Iban a celebrar el partido de sus vidas: la final de la Copa Sudamericana. Sus ojos reflejaban la extraña combinación de alegría de los deportistas maduros con la ilusión de niños ante la posibilidad de lograr el juguete de sus sueños. La Copa de campeones de Sudamérica. Ellos, miembros de un equipo tan humilde que nunca sale en los mapamundis del universo fútbol, por fin se sentarían en la mesa de los grandes.
En el aeropuerto de Chapecó, una alegría contenida como espuma de una ola rebosaba en los jóvenes ojos de los futbolistas. Olían a campeón. Bromas, fotos, luz en sus miradas, lluvia de mensajes con signos de luna llena, todo envuelto en un cubilete de optimismo porque aquella gente, luciérnagas verdes, había llevado a esta ciudad de pasto y ganado toneladas de esperanza en clave de fútbol.

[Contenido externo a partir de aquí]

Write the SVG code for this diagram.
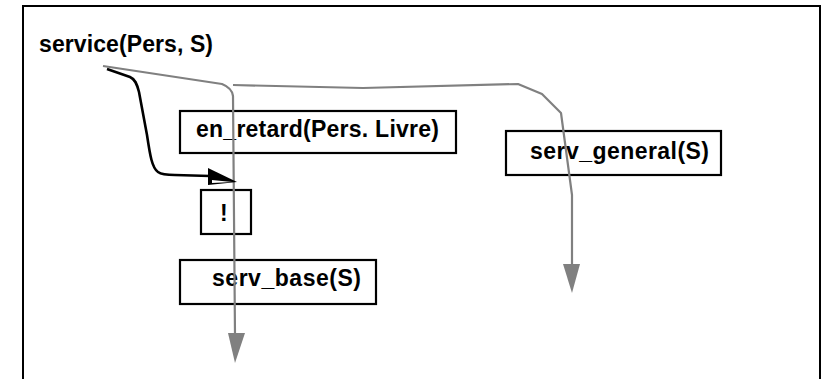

En el interior del avión, los futbolistas cantaban, otros dormitaban, los más seguían ametrallándose unos con
otros con fotos y vídeos. Sonaba cumbia colombiana y algo de bossa, el aire olía a café y a sopa de tapioca, alguien miró al exterior y las luces de la Antioquía colombiana se dibujaban en el horizonte
De repente, una oscuridad metálica cruzó el avión de norte a sur. Una negrura espesa ahogó las voces. Un silencio agrietado paralizó las almas de aquel pasaje. Luego un golpe seco los abrazó, como si la luna los aplastara. Después una nada viscosa recogió, una a una, cada sonrisa que el impacto diseminó entre los hierros retorcidos. Llovía fuera. Una luz crujió como un látigo más allá de las nubes. El viaje a Medellín no paró, seguía su rumbo por las estrellas.